Festen par toma Uberwenig
Après Les Idiots, on était en droit de se demander ce qu'allait devenir la charte de chasteté cinématographique sobrement appelée Dogma 95.
(rappel : pas d'éclairage autre que la lumière naturelle, pas de son ajoutés, tout en prise directe, pas de tricherie en post production... en gros)
Lars Von Trier avait donné dans l'excès de rigueur et offert un film subtil et étonnamment profond, mais bien entendu pas au goût de tous, véhiculant aussi bien tendresse que malaise, tour à tour sensible et violent, passionnant et hermétique.
La réponse qu'offre Thomas Vintenberg semble être "Roooh, allez, merde, on est pas à l'armée, quoi!".
Ce qui n'est pas au goût de Lars Von Grinch, évidemment, mais ceci est une autre histoire.
Focalisons plutôt sur cet excellent et improbable Festen.
A l'anniversaire de son père, et en présence de toute la richissime famille de ce dernier, Michael décide d'exhumer quelques squelettes du placard via un discours qui donne du piquant à cette fête d'anniversaire.
Le ton est donné, cette comédie sera sombre, acide, sans compromis.
Michael se heurtera au déni de la famille, de sa propre soeur, mais trouvera malgré tout la force de continuer à travers le soutien du "petit personnel", notamment le cuistot, son ami d'enfance, ainsi que d'une jolie femme de chambre, amour de jeunesse.
Car oui, Festen est une digue Down the Memory Lane, where no stone is left untouched.
Donc Festen est plus "narratif" que son grand frère, plus léger aussi.
Vintenberg s'amuse même à détourner le sacrosaint Dogme en s'accordant le luxe d'un effet spécial, de quelques ralentis, et d'une séquence générique "habillée", tout fait bien entendu "à l'os", du générique filmé à travers de l'eau pour y insuffler du mouvement, à la belle scène surréaliste éclairée au briquet.

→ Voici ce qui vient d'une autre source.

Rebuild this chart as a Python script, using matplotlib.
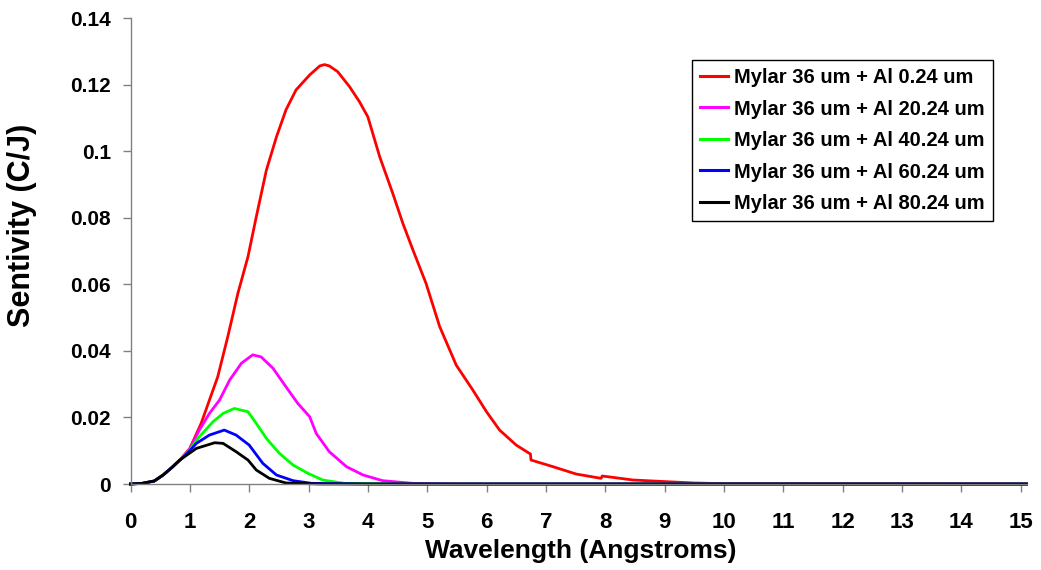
import matplotlib
matplotlib.use("Agg")
import matplotlib.pyplot as plt

plt.rcParams['font.family'] = ['Liberation Sans', 'DejaVu Sans']
plt.rcParams['font.weight'] = 'bold'

# ---- data ----
series_labels = [
    "Mylar 36 um + Al 0.24 um",
    "Mylar 36 um + Al 20.24 um",
    "Mylar 36 um + Al 40.24 um",
    "Mylar 36 um + Al 60.24 um",
    "Mylar 36 um + Al 80.24 um",
]
series_colors = ["#FF0000", "#FF00FF", "#00FF00", "#0000FF", "#000000"]

red_x = [0, 0.2, 0.4, 0.55, 0.7, 0.85, 1.0, 1.19, 1.47, 1.64, 1.81, 1.98, 2.12, 2.29, 2.46,
         2.62, 2.79, 3.02, 3.19, 3.27, 3.35, 3.49, 3.69, 3.86, 4.0, 4.20, 4.42, 4.59, 4.76,
         4.98, 5.21, 5.49, 5.77, 6.0, 6.22, 6.50, 6.74, 6.75, 7.12, 7.51, 7.93, 7.95, 8.47,
         9.03, 9.5, 10.0, 15.1]
red_y = [0, 0.0002, 0.0009, 0.0027, 0.005, 0.0076, 0.0107, 0.0182, 0.0322, 0.0443, 0.0573,
         0.0683, 0.0803, 0.0943, 0.1043, 0.1124, 0.1184, 0.1229, 0.1256, 0.1260, 0.1256,
         0.1239, 0.1194, 0.1148, 0.1103, 0.0983, 0.0873, 0.0783, 0.0703, 0.0603, 0.0473,
         0.0357, 0.0282, 0.0217, 0.0162, 0.0117, 0.0090, 0.0072, 0.0052, 0.0030, 0.0017,
         0.0024, 0.0012, 0.0007, 0.0003, 0.0001, 0]

magenta_x = [0, 0.2, 0.4, 0.55, 0.7, 0.85, 1.0, 1.16, 1.33, 1.5, 1.67, 1.87, 2.06, 2.2, 2.40,
             2.62, 2.82, 3.02, 3.13, 3.35, 3.64, 3.92, 4.25, 4.75, 5.5, 15.1]
magenta_y = [0, 0.0002, 0.0009, 0.0027, 0.005, 0.0075, 0.0105, 0.0162, 0.0212, 0.0252, 0.0312,
             0.0363, 0.0388, 0.0382, 0.0348, 0.0292, 0.0242, 0.0202, 0.0152, 0.0097, 0.0052,
             0.0027, 0.0010, 0.0002, 0, 0]

green_x = [0, 0.2, 0.4, 0.55, 0.7, 0.85, 1.0, 1.16, 1.39, 1.56, 1.75, 1.98, 2.12, 2.29, 2.51,
           2.74, 2.99, 3.24, 3.6, 4.5, 15.1]
green_y = [0, 0.0002, 0.0009, 0.0027, 0.005, 0.0075, 0.0103, 0.0142, 0.0187, 0.0212, 0.0227,
           0.0217, 0.0182, 0.0137, 0.0092, 0.0057, 0.0032, 0.0012, 0.0002, 0, 0]

blue_x = [0, 0.2, 0.4, 0.55, 0.7, 0.85, 1.0, 1.11, 1.33, 1.58, 1.78, 2.0, 2.23, 2.46, 2.74,
          3.05, 4.0, 15.1]
blue_y = [0, 0.0002, 0.0009, 0.0027, 0.005, 0.0074, 0.0100, 0.0122, 0.0147, 0.0162, 0.0147,
          0.0117, 0.0062, 0.0027, 0.0010, 0.0002, 0, 0]

black_x = [0, 0.2, 0.4, 0.55, 0.7, 0.83, 1.11, 1.42, 1.56, 1.78, 1.98, 2.12, 2.34, 2.62, 3.2, 15.1]
black_y = [0, 0.0002, 0.0009, 0.0027, 0.005, 0.0072, 0.0107, 0.0124, 0.0122, 0.0097, 0.0072,
           0.0042, 0.0017, 0.0003, 0, 0]

x_ticks = list(range(0, 16))
y_ticks = [0, 0.02, 0.04, 0.06, 0.08, 0.10, 0.12, 0.14]
y_tick_labels = ["0", "0.02", "0.04", "0.06", "0.08", "0.1", "0.12", "0.14"]

x_title = "Wavelength (Angstroms)"
y_title = "Sentivity (C/J)"

# ---- figure ----
W, H = 1041, 570
fig = plt.figure(figsize=(W / 100, H / 100), dpi=100)
ax = fig.add_axes([130.5 / W, (H - 484) / H, 896 / W, 466 / H])

all_x = [red_x, magenta_x, green_x, blue_x, black_x]
all_y = [red_y, magenta_y, green_y, blue_y, black_y]
for xs, ys, c, lab in zip(all_x, all_y, series_colors, series_labels):
    ax.plot(xs, ys, color=c, lw=2.0, label=lab, solid_joinstyle='round', clip_on=False)

ax.set_xlim(0, 15.1)
ax.set_ylim(0, 0.14)
ax.set_xticks(x_ticks)
ax.set_xticklabels([str(t) for t in x_ticks])
ax.set_yticks(y_ticks)
ax.set_yticklabels(y_tick_labels)

for s in ['top', 'right']:
    ax.spines[s].set_visible(False)
for s in ['left', 'bottom']:
    ax.spines[s].set_color('#808080')
    ax.spines[s].set_linewidth(1.0)

ax.tick_params(axis='x', direction='out', length=6, width=1, color='#808080',
               pad=14, labelsize=16)
ax.tick_params(axis='y', direction='out', length=6, width=1, color='#808080',
               pad=8, labelsize=15)
for lbl in ax.get_xticklabels() + ax.get_yticklabels():
    lbl.set_fontweight('bold')

ax.set_xlabel(x_title, fontsize=19, fontweight='bold')
ax.set_ylabel(y_title, fontsize=22, fontweight='bold')
ax.xaxis.set_label_coords(0.502, -0.118)
ax.yaxis.set_label_coords(-0.104, 0.556)

leg = ax.legend(loc='upper right', bbox_to_anchor=(993 / W, 1 - 60 / H),
                bbox_transform=fig.transFigure, prop={'size': 14.5, 'weight': 'bold'},
                frameon=True, fancybox=False, framealpha=1, edgecolor='black',
                handlelength=1.4, handletextpad=0.3, labelspacing=0.62,
                borderpad=0.4, borderaxespad=0)
leg.get_frame().set_linewidth(1.0)
for h in leg.get_lines():
    h.set_linewidth(2.2)

fig.savefig("out.png", dpi=100)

Il triche à peine, donc, pour un résultat des plus satisfaisant.
Car où est l'intérêt de poser des règles, sinon dans l'ingéniosité que l'on va devoir déployer pour les détourner ?
Là où l'intérêt des Idiots était de voir l'intensité dramatique, le propos émerger des marges, des interstices, et prendre le dessus malgré l'austérité de l'ensemble, Festen raconte une histoire de façon traditionnelle, en se pliant malgré tout aux limitations formelles imposée par le Dogma, et s'en tire avec les honneurs.
On rit, on angoisse, on vit ce film qui compense sa sobriété formelle par un violence dans le propos et un jeu de caméra immersif.
Les acteurs sont excellents, et le coté "caméra mouvante" nous implique nous aussi au sein de cette réunion de famille des plus tendues.
Reste que je suis assez content que ce Dogme n'ait pas fait trop école, et ne soit pas devenu un gimmick systématique de jeunes cinéastes en mal d'inspiration croyant recréer le medium en se scotchant un bras dans le dos.
Et je suis content que Lars Von Trier soit revenu à ses amours de jeunesse, à savoir croiser Tarkovski, Lynch et Selby Jr.